I'll check it again in another half hour or so and then every 30-45 min until like 4 hours from now. It won't all get done at the same time since I cut it all by hand and the top and bottom trays don't heat totally evenly. I switched the order a little bit ago. I started the night with a Blue Moon Cappuccino Oatmeal Stout, then a New Belgium Chocolate Chip Cookie Dough Ale, went to the movies with the wife and had two Great Lakes Christmas Ales, and now a Fat Tire and Friends Fat Funk Ale. I'm ready for some jerky! I have 5:51 hours of Rizin FF 3 to keep me awake while I check the jerky.
You're a busy guy... I have off from work tomorrow so I will be up early, catch you then. PS how do I rename this thread... "beer and jerky" ???
I'm for that. Thread tools up at the top should allow you to rename it to your liking. First pull went better than expected. Cleared maybe 2.5-3/8 trays. Should be done within a couple hours.

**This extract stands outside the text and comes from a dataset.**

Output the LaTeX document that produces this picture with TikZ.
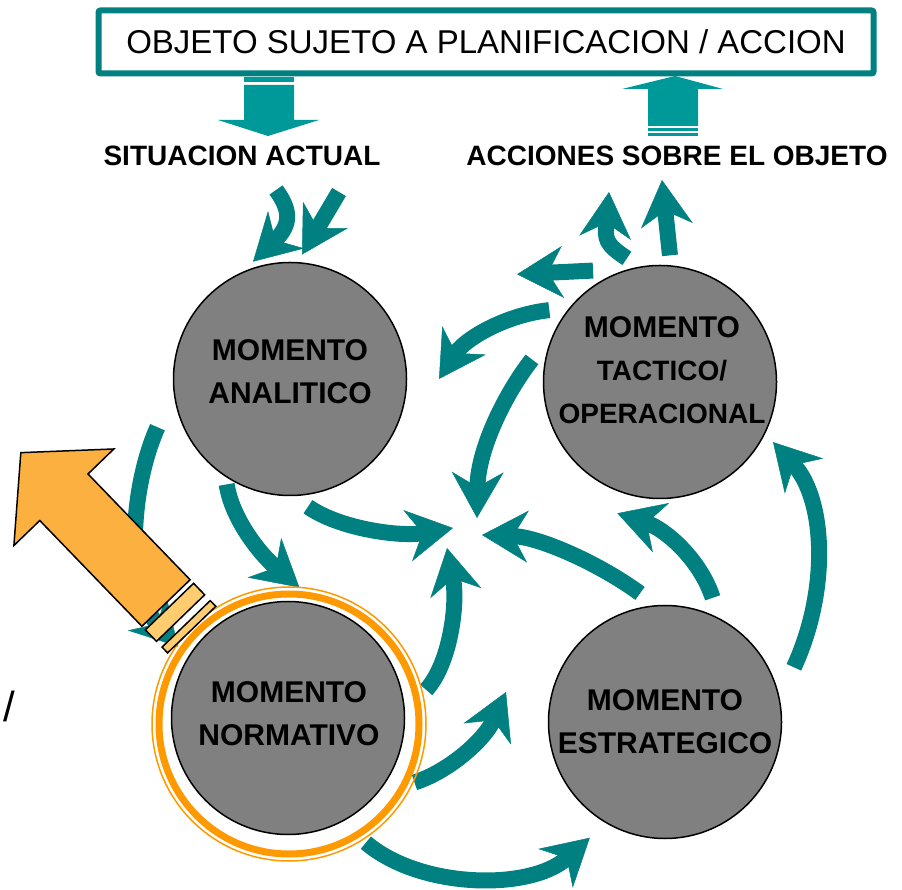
\documentclass[tikz,border=0pt]{standalone}
\usepackage{fontspec}
\setmainfont{Liberation Sans}
\usepackage{tikz}
\usetikzlibrary{positioning, arrows.meta, calc}

\definecolor{flowteal}{HTML}{008080}
\definecolor{blockteal}{HTML}{009999}
\definecolor{momgray}{HTML}{808080}
\definecolor{ringorange}{HTML}{FF9900}
\definecolor{outorange}{HTML}{FBB040}
\definecolor{bandorange}{HTML}{FFCC70}

\tikzset{
  momento/.style={circle, draw=black, line width=1.5pt, fill=momgray,
    minimum size=233pt, inner sep=0pt, outer sep=0pt},
  momtext/.style={align=center, font=\fontsize{30}{43}\selectfont\bfseries},
  headline/.style={font=\fontsize{28}{32}\selectfont\bfseries},
  flow/.style={draw=flowteal, line width=16pt,
    -{Stealth[length=46pt, width=52pt, inset=15pt, line width=0.5pt]}},
  orangepart/.style={draw=black, line width=1.5pt, line join=miter}
}

\begin{document}
\begin{tikzpicture}[x=1pt, y=1pt]
	\useasboundingbox (0,0) rectangle (902,889);
	
	% object box and the two labels under it
	\node (obj) [draw=flowteal, line width=6pt, rounded corners=2pt,
		minimum width=775pt, minimum height=63pt,
		font=\fontsize{33}{36}\selectfont] at (486,847) {OBJETO SUJETO A PLANIFICACION / ACCION};
	\node (sit) [headline] at (242,733) {SITUACION ACTUAL};
	\node (acc) [headline] at (677,733) {ACCIONES SOBRE EL OBJETO};
	
	% block arrows at the box
	\fill[blockteal] (244,807) rectangle (294,812);
	\fill[blockteal] (244,804) -- (244,769) -- (218,769) -- (268,753) -- (319,769) -- (294,769) -- (294,804) -- cycle;
	\fill[blockteal] (675,813) -- (723,800) -- (698,800) -- (698,763) -- (648,763) -- (648,800) -- (622,800) -- cycle;
	\fill[blockteal] (648,758) rectangle (698,761);
	\fill[blockteal] (648,753) rectangle (698,756);
	
	% the four moments
	\node (ana) [momento] at (290,510) {};
	\node (tac) [momento] at (660,507) {};
	\node (nor) [momento] at (288,171) {};
	\node (est) [momento] at (665,167) {};
	\node (anatext) [momtext] at (290,517) {MOMENTO\\ANALITICO};
	\node (tactext) [momtext] at (662,519) {MOMENTO\\{\fontsize{28}{42}\selectfont TACTICO/}\\{\fontsize{28}{42}\selectfont OPERACIONAL}};
	\node (nortext) [momtext] at (289,175) {MOMENTO\\NORMATIVO};
	\node (esttext) [momtext] at (665,167) {MOMENTO\\ESTRATEGICO};
	
	\coordinate (hub) at (465,357);
	\coordinate (sitL) at (276,699);
	\coordinate (sitR) at (339,697);
	\coordinate (accL) at (609,697);
	\coordinate (accR) at (662,709);
	\coordinate (midgap) at (506,197);
	
	% situacion -> analitico
	\draw[flow] (sitL) .. controls (290,680) and (292,665) .. ($(ana)+(107.5:123)$);
	\draw[flow] (sitR) -- ($(ana)+(84.5:125)$);
	% tactico -> acciones
	\draw[flow] ($(tac)+(105:128)$) .. controls (605,645) and (605,650) .. (accL);
	\draw[flow] ($(tac)+(85.5:127)$) -- (accR);
	% tactico
	\draw[flow] ($(tac)+(121:130)$) -- ($(tac)+(143:179)$);
	\draw[flow] ($(tac)+(147:132)$) .. controls (505,574) and (465,550) .. ($(ana)+(0:149)$);
	\draw[flow] ($(tac)+(170:130)$) .. controls (505,495) and (478,440) .. ($(hub)+(12,14)$);
	% estrategico
	\draw[flow] ($(est)+(101:131)$) .. controls (600,325) and (540,352) .. ($(hub)+(17,-3)$);
	\draw[flow] ($(est)+(69:133)$) .. controls (700,330) and (665,360) .. ($(tac)+(-108:138)$);
	\draw[flow] ($(est)+(23:140)$) .. controls (830,300) and (825,390) .. ($(tac)+(-28:128)$);
	% analitico
	\draw[flow] ($(ana)+(-82:129)$) .. controls (340,360) and (400,352) .. ($(hub)+(-12,4)$);
	\draw[flow] ($(ana)+(-121:123)$) .. controls (232,370) and (260,335) .. ($(nor)+(85:131)$);
	\draw[flow] ($(ana)+(-160:141)$) .. controls (130,400) and (125,300) .. ($(nor)+(147:131)$);
	% normativo
	\draw[flow] ($(nor)+(11.5:141)$) .. controls (450,225) and (458,285) .. ($(hub)+(-18,-16)$);
	\draw[flow] ($(nor)+(-27:142)$) .. controls (450,118) and (485,150) .. (midgap);
	\draw[flow] ($(nor)+(-58:147)$) .. controls (420,0) and (530,-2) .. ($(est)+(-123:138)$);
	
	% ring round normativo
	\draw[ringorange, line width=7pt] (289,165) circle (130);
	\draw[ringorange, line width=1.5pt] (289,165) circle (137);
	
	% orange arrow
	\begin{scope}[shift={(166,286)}, rotate=134]
		\filldraw[orangepart, fill=outorange] (0,-33.5) -- (147,-33.5) -- (147,-69.5) -- (209,0) -- (147,69.5) -- (147,33.5) -- (0,33.5) -- cycle;
		\filldraw[orangepart, fill=bandorange] (-5,-33.5) rectangle (-21,33.5);
		\filldraw[orangepart, fill=bandorange] (-29,-33.5) rectangle (-37,33.5);
	\end{scope}
	
	\node (slash) [font=\fontsize{42}{44}\selectfont] at (9,183) {/};
\end{tikzpicture}
\end{document}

Total time ended up being 6-8 hours from start with the dehydrator set at 160F. I don't dry the meat at all before putting it in the dehydrator. I've heard people say they blot it dry after marinating before putting it in the dehydrator but that would just waste some of the flavor imo. Had 61 Oz dry weight this morning. Prob ate around 3 Oz last night while I was taking it off. Four pound yield from ~ nine pounds of starting weight. Turned out pretty tasty.
Nah, venison is perfect for jerky becuase is is totally lean. Beef is marbled with fat, and fat goes rancid far before preserved meat. Venison tends to be a bit more tender for the same reason. Flavor is on point though and you don't really taste a ton of the flavor of the critter over the marinade. I do my best to find very lean beef but it's tough to know what it looks like on the inside when you are buying it.
So as it turns out my mom had a dehydrator. Went and "borrowed" it.(probably forever). But it's old and only has two settings, off and on. So I'm just going to have to play this by ear, the little booklet said 8-15 hours to make jerky. So pretty much no help. Right now I've got 3 trays with pieces liberally spaced. Shall see how it goes.
Haven't tried it. Sounds reasonable. I've never made pork jerky either but I know it happens because I've had it commercially and it can be good. The thing that makes venison perfect is that deer store all their fat under the skin for insulation instead of in the meat so the actual meat is basically pure muscle. With venison you just have to worry about the tough silver skin; definitely inedible.